= Problem to solve =
Return the lines below exactly, from the first line to the line that contains "const binWidth = 60;". Leave out pictures.

* START Data block *

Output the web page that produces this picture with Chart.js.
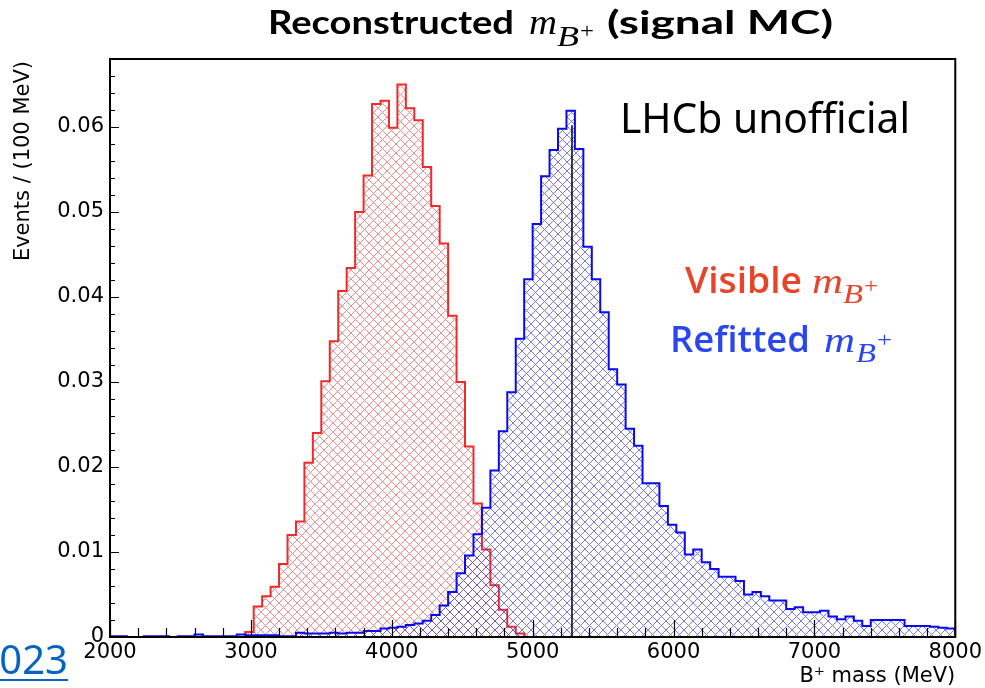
<!DOCTYPE html>
<html>
<head>
<meta charset="utf-8">
<title>Reconstructed B+ mass</title>
<script src="https://cdn.jsdelivr.net/npm/chart.js@4.4.1/dist/chart.umd.min.js"></script>
<style>
  html, body { margin: 0; padding: 0; background: #fff; }
  #wrap { width: 985px; height: 688px; position: relative; }
</style>
</head>
<body>
<div id="wrap"><canvas id="chart" width="985" height="688"></canvas></div>
<script>
// Binning of the histograms (100 bins of 60 MeV)
const massMin = 2000;
const massMax = 8000;
const binWidth = 60;

// Visible mass, one value per bin
const visibleMass = [
  0, 0, 0, 0, 0, 0, 0, 0, 0, 0,
  0, 0, 0, 0, 0, 0, 0.0006, 0.0036, 0.0048, 0.0059,
  0.0086, 0.0120, 0.0136, 0.0205, 0.0240, 0.0301, 0.0348, 0.0407, 0.0434, 0.0500,
  0.0543, 0.0627, 0.0631, 0.0599, 0.0650, 0.0622, 0.0608, 0.0553, 0.0507, 0.0463,
  0.0378, 0.0300, 0.0224, 0.0157, 0.0103, 0.0061, 0.0032, 0.0012, 0.0004, 0,
  0, 0, 0, 0, 0, 0, 0, 0, 0, 0,
  0, 0, 0, 0, 0, 0, 0, 0, 0, 0,
  0, 0, 0, 0, 0, 0, 0, 0, 0, 0,
  0, 0, 0, 0, 0, 0, 0, 0, 0, 0,
  0, 0, 0, 0, 0, 0, 0, 0, 0, 0
];

// Refitted mass, one value per bin
const refittedMass = [
  0.0001, 0.0001, 0, 0, 0.0001, 0.0001, 0.0001, 0, 0.0001, 0.0001,
  0.0003, 0.0001, 0.0001, 0.0001, 0.0001, 0.0003, 0.0002, 0.0002, 0.0002, 0.0002,
  0.0001, 0.0001, 0.0005, 0.0004, 0.0004, 0.0004, 0.0005, 0.0004, 0.0005, 0.0005,
  0.0007, 0.0007, 0.0010, 0.0011, 0.0012, 0.0014, 0.0016, 0.0019, 0.0026, 0.0037,
  0.0053, 0.0075, 0.0096, 0.0121, 0.0152, 0.0196, 0.0242, 0.0288, 0.0351, 0.0421,
  0.0486, 0.0542, 0.0573, 0.0598, 0.0619, 0.0574, 0.0459, 0.0421, 0.0382, 0.0315,
  0.0297, 0.0245, 0.0225, 0.0181, 0.0181, 0.0154, 0.0132, 0.0123, 0.0097, 0.0103,
  0.0088, 0.0080, 0.0071, 0.0071, 0.0066, 0.0050, 0.0053, 0.0048, 0.0043, 0.0043,
  0.0033, 0.0035, 0.0029, 0.0029, 0.0031, 0.0024, 0.0021, 0.0024, 0.0019, 0.0013,
  0.0020, 0.0020, 0.0020, 0.0020, 0.0013, 0.0013, 0.0013, 0.0012, 0.0011, 0.0010
];

// Axis ticks
const xTicks = [2000, 3000, 4000, 5000, 6000, 7000, 8000];
const yTicks = [0, 0.01, 0.02, 0.03, 0.04, 0.05, 0.06];
const yMax = 0.068;

// Nominal B+ mass marker
const pdgMass = 5279.3;
const markerTop = 0.0602;

const canvas = document.getElementById('chart');
const ctx = canvas.getContext('2d');

// Crossed hatch fill like ROOT's fill style (crisp 1px diagonals)
function hatch(color) {
  const size = 9;
  const c = document.createElement('canvas');
  c.width = size;
  c.height = size;
  const g = c.getContext('2d');
  g.fillStyle = color;
  for (let i = 0; i < size; i++) {
    g.fillRect(i, i, 1, 1);
    if (size - 1 - i !== i) g.fillRect(size - 1 - i, i, 1, 1);
  }
  return ctx.createPattern(c, 'repeat');
}

// Turn bin contents into step points (left edge of each bin, closed at both ends)
function histPoints(values) {
  const pts = [{ x: massMin, y: 0 }];
  values.forEach((v, i) => pts.push({ x: massMin + i * binWidth, y: v }));
  const end = massMin + values.length * binWidth;
  pts.push({ x: end, y: values[values.length - 1] });
  pts.push({ x: end, y: 0 });
  return pts;
}

const histDataset = (label, values, border, fillColor, order) => ({
  label,
  data: histPoints(values),
  borderColor: border,
  backgroundColor: hatch(fillColor),
  borderWidth: 2,
  stepped: true,
  fill: 'origin',
  pointRadius: 0,
  tension: 0,
  order,
});

// Draw text squeezed to a given width
function fitText(c, text, font, color, x, y, w) {
  c.save();
  c.font = font;
  c.fillStyle = color;
  c.textAlign = 'left';
  c.textBaseline = 'alphabetic';
  const m = c.measureText(text).width;
  c.translate(x, y);
  c.scale(w / m, 1);
  c.fillText(text, 0, 0);
  c.restore();
}

const red = '#e8442a';
const blue = '#2a46ee';
const notes = [
  // title
  { text: 'Reconstructed', font: 'bold 33px Lato', color: '#000', x: 268, y: 34, w: 246 },
  { text: 'm', font: 'italic 36px "Liberation Serif"', color: '#000', x: 529, y: 34, w: 28 },
  { text: 'B', font: 'italic 30px "Liberation Serif"', color: '#000', x: 557, y: 46, w: 22 },
  { text: '+', font: '20px "Liberation Serif"', color: '#000', x: 580, y: 38, w: 14 },
  { text: '(signal MC)', font: 'bold 33px Lato', color: '#000', x: 607, y: 34, w: 226 },
  // top right label
  { text: 'LHCb unofficial', font: '42px "Noto Sans"', color: '#000', x: 620, y: 133, w: 290 },
  // legend
  { text: 'Visible', font: '600 36px "Open Sans"', color: red, x: 685, y: 293, w: 117 },
  { text: 'm', font: 'italic 36px "Liberation Serif"', color: red, x: 812, y: 293, w: 31 },
  { text: 'B', font: 'italic 27px "Liberation Serif"', color: red, x: 843, y: 303, w: 20 },
  { text: '+', font: '20px "Liberation Serif"', color: red, x: 864, y: 293, w: 14 },
  { text: 'Refitted', font: '600 36px "Open Sans"', color: blue, x: 670, y: 352, w: 140 },
  { text: 'm', font: 'italic 36px "Liberation Serif"', color: blue, x: 824, y: 352, w: 31 },
  { text: 'B', font: 'italic 27px "Liberation Serif"', color: blue, x: 856, y: 362, w: 20 },
  { text: '+', font: '20px "Liberation Serif"', color: blue, x: 877, y: 347, w: 15 },
];

// Frame, inner ticks, mass marker and annotations
const rootStyle = {
  id: 'rootStyle',
  afterDatasetsDraw(chart) {
    const { ctx: c, chartArea: a, scales: { x, y } } = chart;
    c.save();
    c.strokeStyle = '#000';

    // B+ mass line
    c.lineWidth = 1.5;
    c.beginPath();
    c.moveTo(x.getPixelForValue(pdgMass), y.getPixelForValue(0));
    c.lineTo(x.getPixelForValue(pdgMass), y.getPixelForValue(markerTop));
    c.stroke();

    // ticks pointing into the frame
    c.lineWidth = 1.2;
    c.beginPath();
    for (let m = massMin; m <= massMax; m += 200) {
      const px = Math.round(x.getPixelForValue(m)) + 0.5;
      const len = xTicks.includes(m) ? 17 : 9;
      c.moveTo(px, a.bottom);
      c.lineTo(px, a.bottom - len);
    }
    for (let i = 0; i * 0.002 <= yMax; i++) {
      const py = Math.round(y.getPixelForValue(i * 0.002)) + 0.5;
      const len = i % 5 === 0 ? 9 : 5;
      c.moveTo(a.left, py);
      c.lineTo(a.left + len, py);
    }
    c.stroke();

    // frame
    c.lineWidth = 2;
    c.strokeRect(a.left, a.top, a.right - a.left, a.bottom - a.top);
    c.restore();
  },
  afterDraw(chart) {
    const c = chart.ctx;
    const a = chart.chartArea;
    notes.forEach(n => fitText(c, n.text, n.font, n.color, n.x, n.y, n.w));

    c.save();
    c.fillStyle = '#000';
    c.font = '21px "DejaVu Sans"';
    // x axis title
    c.textAlign = 'right';
    c.textBaseline = 'middle';
    c.fillText('B\u207A mass (MeV)', a.right, 677);
    // y axis title
    c.translate(24, a.top + 2);
    c.rotate(-Math.PI / 2);
    c.fillText('Events / (100 MeV)', 0, 0);
    c.restore();

    // link fragment at the bottom left
    c.save();
    c.fillStyle = '#0563c1';
    c.font = '40px "Noto Sans"';
    c.textAlign = 'right';
    c.textBaseline = 'alphabetic';
    c.fillText('2023', 68, 674);
    c.fillRect(0, 679, 68, 2);
    c.restore();
  },
};

new Chart(ctx, {
  type: 'line',
  data: {
    datasets: [
      histDataset('Visible m_B+', visibleMass, '#ee2a2a', 'rgba(240, 80, 80, 0.65)', 2),
      histDataset('Refitted m_B+', refittedMass, '#0a0af0', 'rgba(50, 50, 240, 0.65)', 1),
    ],
  },
  options: {
    responsive: false,
    animation: false,
    events: [],
    layout: { padding: { left: 0, top: 59, right: 28, bottom: 0 } },
    plugins: {
      legend: { display: false },
      tooltip: { enabled: false },
      title: { display: false },
    },
    scales: {
      x: {
        type: 'linear',
        min: massMin,
        max: massMax,
        grid: { display: false, drawTicks: false },
        border: { display: false },
        afterBuildTicks: s => { s.ticks = xTicks.map(v => ({ value: v })); },
        afterFit: s => { s.height = 51; },
        ticks: {
          padding: 3,
          maxRotation: 0,
          color: '#000',
          font: { family: 'DejaVu Sans', size: 21 },
          callback: v => String(v),
        },
      },
      y: {
        min: 0,
        max: yMax,
        grid: { display: false, drawTicks: false },
        border: { display: false },
        afterBuildTicks: s => { s.ticks = yTicks.map(v => ({ value: v })); },
        afterFit: s => { s.width = 110; },
        ticks: {
          padding: 6,
          color: '#000',
          font: { family: 'DejaVu Sans', size: 21 },
          callback: v => (v === 0 ? '0' : v.toFixed(2)),
        },
      },
    },
  },
  plugins: [rootStyle],
});
</script>
</body>
</html>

* END Data block *

= Written answer =
Output the web page that produces this picture with Chart.js.
<!DOCTYPE html>
<html>
<head>
<meta charset="utf-8">
<title>Reconstructed B+ mass</title>
<script src="https://cdn.jsdelivr.net/npm/chart.js@4.4.1/dist/chart.umd.min.js"></script>
<style>
  html, body { margin: 0; padding: 0; background: #fff; }
  #wrap { width: 985px; height: 688px; position: relative; }
</style>
</head>
<body>
<div id="wrap"><canvas id="chart" width="985" height="688"></canvas></div>
<script>
// Binning of the histograms (100 bins of 60 MeV)
const massMin = 2000;
const massMax = 8000;
const binWidth = 60;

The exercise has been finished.